These are just personal impressions.They’re offered in the true spirit of ‘views my own’ .
When all you hear from our MPs is: “we won’t let the terrorists win. We’ll carry on our daily business as usual” you might not expect torrents of cliches belched out in churchy, reverential tones by MPs of all shapes and sizes to totally occupy parliamentary business for a whole morning. Get on with parliamentary business then, why don’t you?
Theresa May set an (almost) appropriate tone, which was quite enough. Hearing MP after MP reciting a speech that is virtually identical to the previous speeches of right honourable friend after right honourable friend, one loses hope. Even those that desperately tried (and failed) to add an original thought to the recipe managed to trip themselves up.
When Jeremy Corbyn tried to commiserate with the injured French schoolchildren he couldn’t pronounce Concarneau. Then he announced that we wouldn’t be ‘cowered’, as if he was studiously avoiding the word ‘cowed’ with its unfortunate cattle resonances. (Not that he actually was doing anything quite so clever. He just thought ‘cowered’ was the right word.)
Everyone insisted they wouldn’t be divided and that terrorists wouldn’t make us change our ways of life. Keep calm and carry on and don’t mention the war.
Theresa May spoke about the shared values of free people, but she made it sound like ‘three people”, which made me wonder whether I was dreaming or whether it had actually turned into a full-blown farce.

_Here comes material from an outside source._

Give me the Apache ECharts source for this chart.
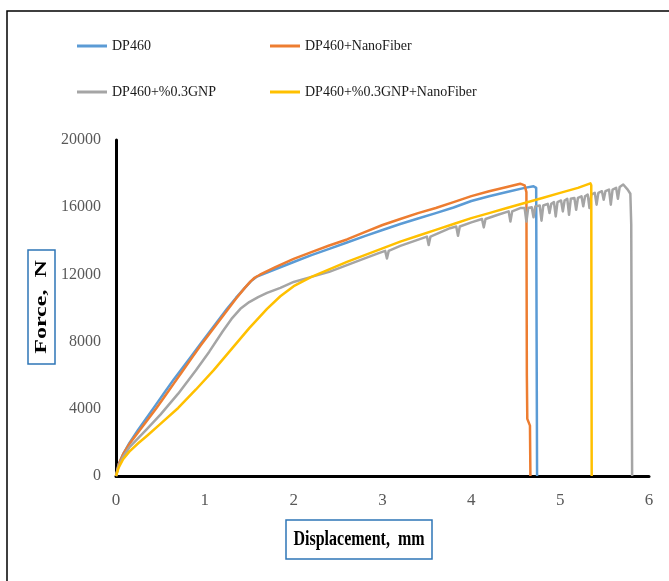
<!DOCTYPE html>
<html>
<head>
<meta charset="utf-8">
<script src="https://cdn.jsdelivr.net/npm/echarts@6/dist/echarts.min.js"></script>
<style>html,body{margin:0;padding:0;background:#fff;}#c{width:669px;height:581px;}</style>
</head>
<body>
<div id="c"></div>
<script>
const seriesNames = ['DP460', 'DP460+NanoFiber', 'DP460+%0.3GNP', 'DP460+%0.3GNP+NanoFiber'];
const xTicks = [0, 1, 2, 3, 4, 5, 6];
const yTicks = [0, 4000, 8000, 12000, 16000, 20000];

const dp460X = [0, 0.03, 0.08, 0.15, 0.25, 0.35, 0.45, 0.55, 0.65, 0.75, 0.85, 0.95, 1.05, 1.15, 1.25, 1.35, 1.45, 1.52, 1.58, 1.65, 1.8, 2.0, 2.2, 2.4, 2.6, 2.8, 3.0, 3.2, 3.4, 3.6, 3.8, 4.0, 4.2, 4.4, 4.6, 4.70, 4.73, 4.735, 4.74];
const dp460Y = [0, 700, 1300, 1950, 2750, 3500, 4250, 5000, 5750, 6450, 7150, 7850, 8550, 9250, 9950, 10600, 11200, 11600, 11850, 12000, 12320, 12740, 13150, 13520, 13900, 14280, 14640, 15000, 15330, 15650, 15980, 16370, 16650, 16900, 17150, 17250, 17150, 8000, 0];

const nanoX = [0, 0.03, 0.08, 0.15, 0.25, 0.35, 0.45, 0.55, 0.65, 0.75, 0.85, 0.95, 1.05, 1.15, 1.25, 1.35, 1.45, 1.51, 1.56, 1.62, 1.8, 2.0, 2.2, 2.4, 2.6, 2.8, 3.0, 3.2, 3.4, 3.6, 3.8, 4.0, 4.2, 4.4, 4.55, 4.60, 4.62, 4.625, 4.63, 4.645, 4.66, 4.665];
const nanoY = [0, 700, 1300, 1900, 2600, 3300, 4000, 4750, 5500, 6250, 7000, 7750, 8450, 9150, 9850, 10550, 11200, 11550, 11800, 11980, 12450, 12920, 13330, 13720, 14080, 14520, 14940, 15300, 15650, 15950, 16300, 16660, 16950, 17200, 17400, 17300, 16900, 6000, 3400, 3300, 3000, 0];

const gnpX = [0, 0.03, 0.08, 0.15, 0.25, 0.35, 0.5, 0.7, 0.9, 1.05, 1.2, 1.3, 1.4, 1.5, 1.6, 1.7, 1.85, 2.0, 2.2, 2.4, 2.6, 2.8, 2.95,
  3.03, 3.05, 3.07, 3.2, 3.5, 3.52, 3.54, 3.76, 3.83, 3.85, 3.87, 4.0,
  4.12, 4.14, 4.16, 4.3, 4.42, 4.44, 4.46, 4.55, 4.60, 4.62, 4.64, 4.68, 4.70, 4.72,
  4.77, 4.79, 4.81, 4.86, 4.88, 4.90, 4.93, 4.95, 4.97, 5.01, 5.03, 5.05, 5.08, 5.10, 5.12,
  5.16, 5.18, 5.20, 5.24, 5.26, 5.28, 5.31, 5.33, 5.35, 5.39, 5.41, 5.43, 5.47, 5.49, 5.51,
  5.55, 5.57, 5.59, 5.63, 5.65, 5.67, 5.71, 5.76, 5.79, 5.80, 5.81];
const gnpY = [0, 600, 1150, 1700, 2250, 2800, 3650, 4900, 6300, 7400, 8600, 9350, 9950, 10350, 10650, 10900, 11200, 11550, 11850, 12150, 12550, 12950, 13250,
  13400, 12950, 13400, 13700, 14250, 13750, 14250, 14750, 14850, 14300, 14850, 15100,
  15300, 14800, 15300, 15550, 15750, 15150, 15750, 15950, 15950, 15150, 15950, 16000, 15400, 16050,
  16100, 15200, 16100, 16200, 15650, 16200, 16300, 15450, 16300, 16400, 15750, 16400, 16500, 15550, 16500,
  16550, 15850, 16550, 16650, 16050, 16650, 16750, 15950, 16750, 16850, 16150, 16850, 16950, 16450, 16950,
  17050, 16150, 17050, 17150, 16500, 17200, 17350, 17050, 16800, 15000, 0];

const gnpNanoX = [0, 0.03, 0.08, 0.15, 0.25, 0.35, 0.5, 0.7, 0.9, 1.1, 1.3, 1.5, 1.7, 1.85, 2.0, 2.2, 2.4, 2.6, 2.8, 3.0, 3.2, 3.4, 3.6, 3.8, 4.0, 4.2, 4.4, 4.6, 4.8, 5.0, 5.2, 5.34, 5.35, 5.355];
const gnpNanoY = [0, 500, 1000, 1450, 1950, 2400, 3100, 4050, 5150, 6300, 7550, 8800, 9950, 10700, 11300, 11850, 12300, 12750, 13150, 13550, 13950, 14300, 14650, 15000, 15350, 15650, 15950, 16250, 16550, 16850, 17150, 17420, 17300, 0];

const colors = ['#5B9BD5', '#ED7D31', '#A5A5A5', '#FFC000'];
const xs = [dp460X, nanoX, gnpX, gnpNanoX];
const ys = [dp460Y, nanoY, gnpY, gnpNanoY];

const chart = echarts.init(document.getElementById('c'), null, {renderer: 'canvas'});
const serif = 'Liberation Serif';
const legendPos = [[77, 39], [270, 39], [77, 85], [270, 85]];

const option = {
  animation: false,
  backgroundColor: '#fff',
  grid: {left: 116, top: 140, right: 20, bottom: 105, containLabel: false},
  legend: seriesNames.map((n, i) => ({
    data: [n], left: legendPos[i][0], top: legendPos[i][1], padding: 0,
    icon: 'path://M0,0L30,0L30,3L0,3Z', itemWidth: 30, itemHeight: 3,
    selectedMode: false,
    textStyle: {fontFamily: serif, fontSize: 14, color: '#1a1a1a'}
  })),
  xAxis: {
    type: 'value', min: xTicks[0], max: xTicks[xTicks.length - 1], interval: 1,
    axisLine: {show: true, onZero: false, lineStyle: {color: '#000', width: 3}},
    axisTick: {show: false}, splitLine: {show: false},
    axisLabel: {fontFamily: serif, fontSize: 17, color: '#595959', margin: 16}
  },
  yAxis: {
    type: 'value', min: yTicks[0], max: yTicks[yTicks.length - 1], interval: 4000,
    axisLine: {show: true, lineStyle: {color: '#000', width: 3}},
    axisTick: {show: false}, splitLine: {show: false},
    axisLabel: {fontFamily: serif, fontSize: 16, color: '#595959', margin: 15, formatter: v => String(v)}
  },
  series: seriesNames.map((n, i) => ({
    name: n, type: 'line', showSymbol: false, symbol: 'none',
    data: xs[i].map((x, k) => [x, ys[i][k]]),
    lineStyle: {color: colors[i], width: 2.5, join: 'round'},
    itemStyle: {color: colors[i]},
    z: 2 + i
  })),
  graphic: [
    {type: 'rect', shape: {x: 7, y: 11, width: 900, height: 900}, style: {fill: 'none', stroke: '#000', lineWidth: 1.5}, z: 0, silent: true},
    {type: 'rect', shape: {x: 28, y: 250, width: 27, height: 114}, style: {fill: '#fff', stroke: '#2E75B6', lineWidth: 1.5}, z: 10},
    {type: 'text', x: 42, y: 307, rotation: Math.PI / 2, scaleX: 1.5,
      style: {text: 'Force,  N', fontFamily: serif, fontWeight: 'bold', fontSize: 16, fill: '#000', align: 'center', verticalAlign: 'middle'}, z: 11},
    {type: 'rect', shape: {x: 286, y: 520, width: 146, height: 39}, style: {fill: '#fff', stroke: '#2E75B6', lineWidth: 1.5}, z: 10},
    {type: 'text', x: 359, y: 540, scaleY: 1.3,
      style: {text: 'Displacement,  mm', fontFamily: serif, fontWeight: 'bold', fontSize: 16, fill: '#000', align: 'center', verticalAlign: 'middle'}, z: 11}
  ]
};
chart.setOption(option);
</script>
</body>
</html>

Michael Fallon said something about the pointlessness or fruitlessness of murdering “completely innocent people”, apparently forgetting that one of ISIS’s pet objectives is putting the kibosh on tourism. Remember Tunisia?
I wondered if Andrew Mitchell felt any pangs. Surely he might think it puts the whole policemen-gates-bike pantomime into perspective.
Laura K was reprimanded by a former security services expert on the Daily Politics for making prematurely disparaging remarks about the police. Her scoop about NICs must have gone to her head.
The last thing I want to hear is Harriet Harman yakking on about Islamophobia.
There’s a virtue-signal graphic doing the rounds, which I wholeheartedly approve of - but with reservations about No 4. where the image from Tel Aviv ‘lit up in solidarity’ is concerned.
I found it quite moving. Particularly because here in the UK we obviously aren’t ready to reciprocate that sentiment.